Basking shark, Pacific (Cetorhinus maximus) COSEWIC assessment and status report: chapter 12

Aboriginal Knowledge

There are few known records referring to Aboriginal use of basking sharks. George (2003) mentions that there is a stream in Clayoquot Sound called ‘Shark Creek’ which is named after the Nuu-Chah-Nulth place name, mamach-aqtlnit, which is the translation for basking shark. Drucker (1951) explains how Nootkan tribes in the 1850s harpooned big “mud sharks” using sealing harpoons and how hunting them was not dangerous or difficult as the shark was not “wary”. 

Dawson (1880) reported that, “large sharks are much feared by the Haidas, who allege that they frequently break their canoes and eat the unfortunate occupants. No instance of this kind is known to me, but they fear to attack these creatures.
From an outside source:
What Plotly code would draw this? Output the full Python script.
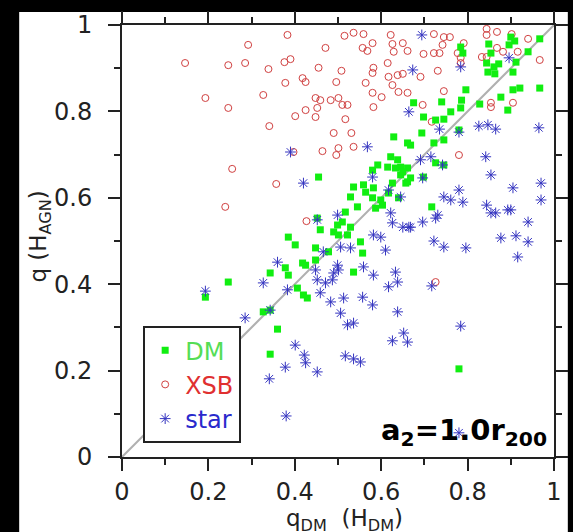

When, however, one of them is stranded, or found from any cause in a moribund state, they are not slow to take advantage of its condition, and from the liver extract a large quantity of oil.”
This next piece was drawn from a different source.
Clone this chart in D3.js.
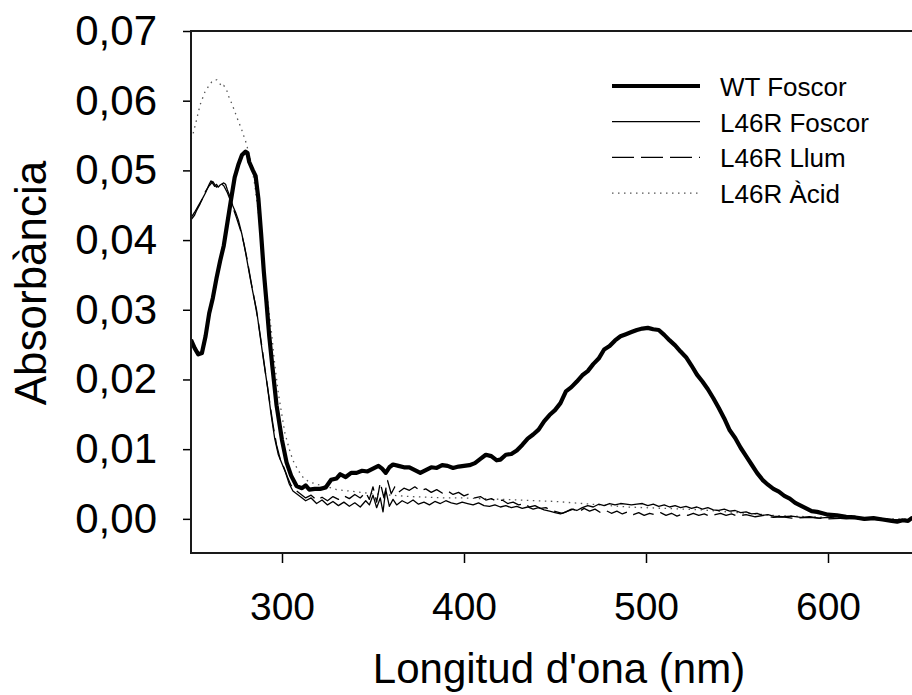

The Province newspaper in 1944 published an article about the Huu-ay-aht Whaling Chief John Moses (Barkley Sound) who “on any sunny day when the water is reasonably calm” would paddle his dugout canoe, sometimes 10 miles offshore to kill basking sharks by means of “heavy spear attached to 600 feet of half-inch rope”. Once speared, a struggle would sometimes extend over a period of six hours, after which time he would tie the dead basking shark astern and set out to tow it back to shore--10 miles away. The incentive for the trip was $80 for selling the liver.